Ainda mais perplexo, Lula leu a carta e devolveu: “Não aceito, não vou pegar isso”, disse ao velho amigo, petista do Itamaraty há muitos anos. “Se o sr. não quiser, não pega. Mas ela fica aí”, insistiu Viegas. Dobrado pela resistência do ministro, Lula pediu uma trégua: segurar a demissão mais algum tempo, para após o segundo turno das eleições, enquanto pensava num substituto. A solução de sempre, o ministro Aldo Rebelo, da Articulação Política, já não servia porque tinha o carimbo partidário, como filiado ao PCdoB, e precipitaria a reforma ministerial que ainda não amadureceu. Mas um fato urgente antecipou a decisão: a agenda de Viegas previa para a quinta-feira 11, no Forte de Copacabana, no Rio de Janeiro, o discurso de abertura da I Conferência de Segurança Internacional, com um plenário coalhado de generais. O Planalto tremeu: “Ele quer ir. Se for, vai discursar. E, se falar, vai dar crise”, alertou um interlocutor de Lula. O presidente resolveu sacar primeiro: na quarta-feira 3, convocou o vice-presidente, José Alencar, amigo de confiança, e acima dos partidos, para acumular o posto de ministro da Defesa. Na manhã seguinte, chamou Viegas, aceitou a carta e logo depois informou sua decisão aos comandantes das três forças.

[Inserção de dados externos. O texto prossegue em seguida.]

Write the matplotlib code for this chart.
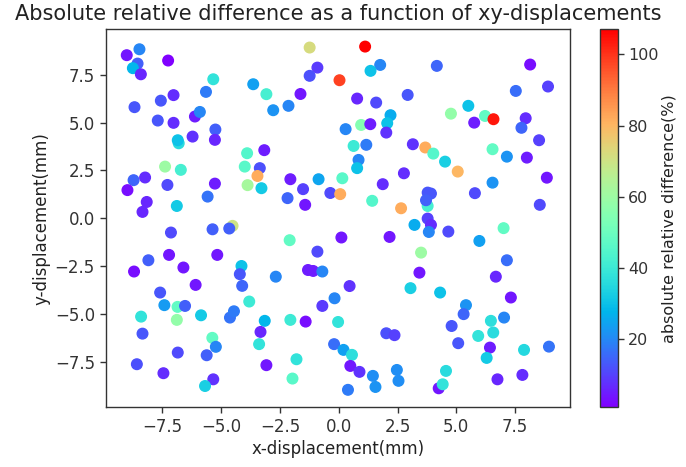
import numpy as np
import matplotlib
matplotlib.use("Agg")
import matplotlib.pyplot as plt

# x/y displacement (mm) and absolute relative difference (%)
x_disp = [-9.02, -8.48, -8.56, -8.76, -8.42, -7.26, -5.34, -5.65, -7.03, -7.57,
          -8.69, -7.70, -7.03, -6.12, -5.91, -5.25, -5.27, -6.22, -6.81, -6.85,
          -3.64, -3.08, -3.90, -3.17, -1.24, 1.12, -0.91, -1.24, 0.03, 1.76,
          1.35, -1.63, -2.79, -2.14, 0.78, 1.59, 2.93, 2.20, 2.06, 2.02,
          0.95, 1.34, 0.29, 0.63, 1.17, 3.15, 3.68, 4.17, 8.14, 7.53,
          8.90, 5.51, 4.77, 6.22, 6.58, 5.76, 7.95, 7.77, 8.52, 4.02,
          4.52, 6.54, 7.15, 8.00, 5.06, 8.85, 6.54, 5.79, 3.78, 3.78,
          3.92, 3.71, 8.55, 3.78, 3.92, 3.22, 3.83, 4.66, 7.01, 5.98,
          3.50, 7.15, 3.43, 6.68, -3.36, -3.46, -3.29, -3.88, -4.00, -2.06,
          -1.52, -2.18, -1.43, -0.86, 0.15, -0.36, 0.06, 0.84, 0.78, 1.42,
          1.87, 2.77, 2.65, -2.09, 0.11, 2.16, -0.91, -1.31, -1.09, -0.70,
          -2.68, 0.46, 3.05, -7.39, -6.72, -8.73, -8.24, -8.99, -7.29, -8.17,
          -8.35, -6.89, -5.27, -5.58, -7.14, -5.37, -4.52, -4.66, -8.10, -7.22,
          -5.17, -6.61, -8.71, -4.14, -4.21, -6.09, -4.11, -7.60, -6.86, -7.42,
          -6.54, -6.89, -5.86, -8.41, -8.35, -4.63, -4.46, -3.81, -3.15, -3.33,
          -3.39, -5.38, -5.23, -5.62, -6.85, -8.59, -7.46, -5.34, -5.69, -3.08,
          -0.18, -0.70, -2.06, -1.41, -0.03, -0.20, 0.20, 0.56, 0.49, 0.88,
          -1.80, -1.97, 1.45, 1.56, 0.39, 2.02, 2.37, 2.47, 2.54, 4.31,
          7.32, 5.41, 5.31, 4.80, 5.08, 6.47, 7.03, 5.93, 6.57, 6.43,
          6.29, 7.88, 8.94, 4.56, 4.25, 4.42, 6.75, 7.81]
y_disp = [8.53, 8.84, 8.09, 7.85, 7.53, 8.25, 7.27, 6.61, 6.44, 6.15,
          5.81, 5.11, 4.99, 5.32, 5.56, 4.64, 4.10, 4.27, 3.92, 4.08,
          7.01, 6.49, 3.40, 3.56, 8.93, 8.98, 7.88, 7.45, 7.22, 8.02,
          7.71, 6.50, 5.65, 5.88, 6.26, 6.05, 6.45, 5.39, 4.97, 4.48,
          4.88, 4.92, 4.66, 3.78, 3.84, 3.87, 3.70, 7.97, 8.04, 6.66,
          6.89, 5.88, 5.47, 5.35, 5.18, 5.00, 5.23, 4.73, 4.08, 3.38,
          2.96, 3.61, 3.22, 3.17, 2.44, 2.12, 1.86, 1.31, 0.64, 1.34,
          1.29, 0.94, 0.70, -0.02, -0.35, -0.35, -0.72, -0.70, -0.52, -1.19,
          -1.80, -2.20, -2.85, -3.06, 2.62, 2.21, 1.57, 1.73, 2.70, 2.04,
          1.52, 1.05, 0.70, 2.04, 2.09, 1.32, 1.26, 3.05, 2.62, 0.91,
          1.78, 2.35, 0.52, -1.15, -1.01, -0.98, -1.75, -2.71, -2.76, -2.79,
          -3.06, -3.55, -3.66, 2.70, 2.53, 1.99, 2.13, 1.47, 1.74, 0.85,
          0.33, 0.64, 1.81, 1.13, -0.75, -0.58, -0.40, -0.54, -2.20, -1.92,
          -1.92, -2.58, -2.79, -2.50, -2.93, -3.49, -3.54, -3.89, -4.64, -4.55,
          -4.59, -5.32, -5.08, -5.15, -6.04, -5.20, -4.87, -4.36, -5.37, -5.95,
          -6.59, -6.26, -6.73, -7.17, -7.03, -7.64, -8.11, -8.43, -8.78, -7.69,
          -4.19, -4.59, -5.32, -5.41, -5.43, -6.59, -6.89, -7.15, -7.73, -8.04,
          -7.38, -8.39, -8.25, -8.83, -8.98, -6.02, -6.12, -7.94, -8.51, -3.89,
          -4.15, -4.55, -5.02, -5.64, -6.54, -5.37, -5.20, -6.16, -5.98, -6.77,
          -7.31, -6.89, -6.72, -7.99, -8.90, -8.69, -8.43, -8.20]
abs_rel_diff = [4, 20, 14, 28, 6, 1, 38, 18, 7, 13,
                13, 13, 7, 5, 20, 14, 6, 8, 36, 30,
                24, 42, 45, 5, 72, 107, 9, 12, 98, 20,
                30, 4, 22, 20, 6, 11, 13, 26, 30, 8,
                55, 5, 20, 40, 18, 8, 82, 15, 3, 16,
                10, 30, 58, 48, 104, 5, 7, 15, 10, 45,
                33, 48, 22, 5, 80, 4, 22, 11, 42, 13,
                13, 14, 11, 10, 7, 26, 20, 11, 48, 24,
                60, 16, 4, 6, 12, 82, 32, 62, 46, 5,
                10, 15, 4, 25, 46, 11, 82, 20, 30, 45,
                7, 7, 82, 48, 4, 4, 11, 5, 5, 20,
                20, 8, 33, 60, 42, 15, 7, 3, 11, 6,
                6, 32, 5, 17, 11, 14, 70, 14, 14, 4,
                4, 4, 3, 30, 13, 4, 15, 13, 48, 23,
                14, 58, 32, 38, 13, 17, 18, 40, 28, 6,
                38, 48, 20, 14, 11, 12, 7, 8, 33, 4,
                20, 9, 40, 3, 38, 16, 24, 37, 4, 8,
                38, 46, 21, 22, 18, 12, 10, 21, 21, 30,
                4, 22, 15, 13, 13, 37, 20, 38, 36, 5,
                32, 35, 17, 36, 4, 38, 6, 7]

# reference looks like a default figure drawn ~1.2x bigger
plt.rcParams.update({
    'font.size': 12,
    'axes.linewidth': 1.0,
    'xtick.major.size': 4.2,
    'ytick.major.size': 4.2,
    'xtick.major.width': 1.0,
    'ytick.major.width': 1.0,
    'xtick.color': '#333333',
    'ytick.color': '#333333',
    'axes.edgecolor': '#333333',
    'text.color': '#222222',
    'axes.labelcolor': '#222222',
})

fig = plt.figure(figsize=(6.86, 4.67), dpi=100)
ax = fig.add_axes([0.154, 0.1285, 0.677, 0.8085])
cax = fig.add_axes([0.8746, 0.1285, 0.0263, 0.8085])

sc = ax.scatter(x_disp, y_disp, c=abs_rel_diff, cmap='rainbow', s=58)
ax.set_title('Absolute relative difference as a function of xy-displacements', fontsize=15, pad=7)
ax.set_xlabel('x-displacement(mm)', labelpad=3)
ax.set_ylabel('y-displacement(mm)', labelpad=3)

cb = fig.colorbar(sc, cax=cax)
cb.ax.tick_params(labelsize=11.5, pad=3)
cb.set_label('absolute relative difference(%)', fontsize=11.5, labelpad=2)

fig.savefig('out.png', dpi=100)
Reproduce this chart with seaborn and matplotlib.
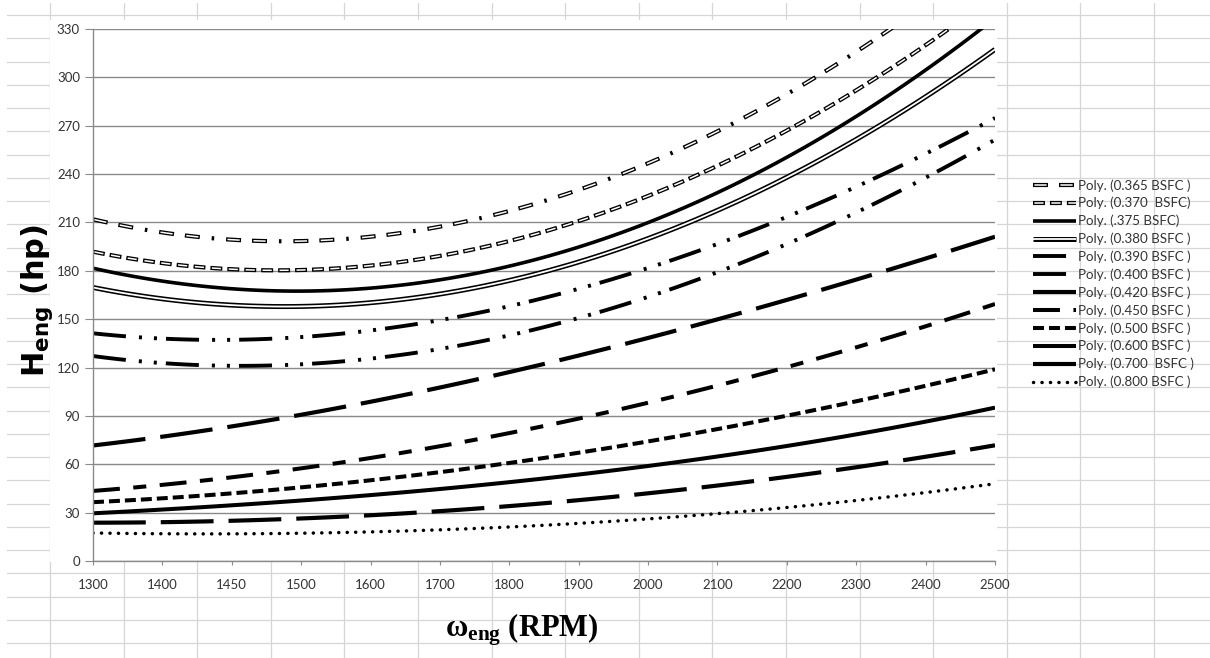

Confusão – Um dos ilustres “representantes do pensamento ultrapassado” já tinha saído de cena dias atrás: o general Antônio Apparicio Ignácio Domingues, chefe do Estado-Maior do Exército e autor intelectual da nota maldita, como comandante em Exercício durante a viagem ao Exterior do chefe. Se Lula tivesse topado demitir Albuquerque na hora, como queria Viegas, teria de fazer o mesmo com Apparicio, o número 2 na hierarquia, para não premiar o autor da confusão com a promoção ao comando. Aprovado pelo Senado desde agosto como novo ministro do Superior Tribunal Militar, Apparicio apressou sua passagem para a reserva, deixando o caminho livre para o Planalto. O cargo está reservado ao general-de-exército Manoel Luis Valdevez Costa, atual comandante militar do Leste, sediado no Rio. É um representante do pensamento moderno do militar profissional, sem comprometimento “com os lamentáveis episódios do passado”, como advertia o ex-ministro. O sobrevivente da crise, Albuquerque, ainda permanece no cargo, mas está cada vez mais desgastado. Mais do que o futuro, o passado assombra Albuquerque: semana passada, ISTOÉ publicou documentos inéditos sobre a Guerrilha do Araguaia extraídos de arquivos das Forças Armadas. Arquivos que o Exército insiste em dizer que não existem. Explicar isso, nem com notas rancorosas.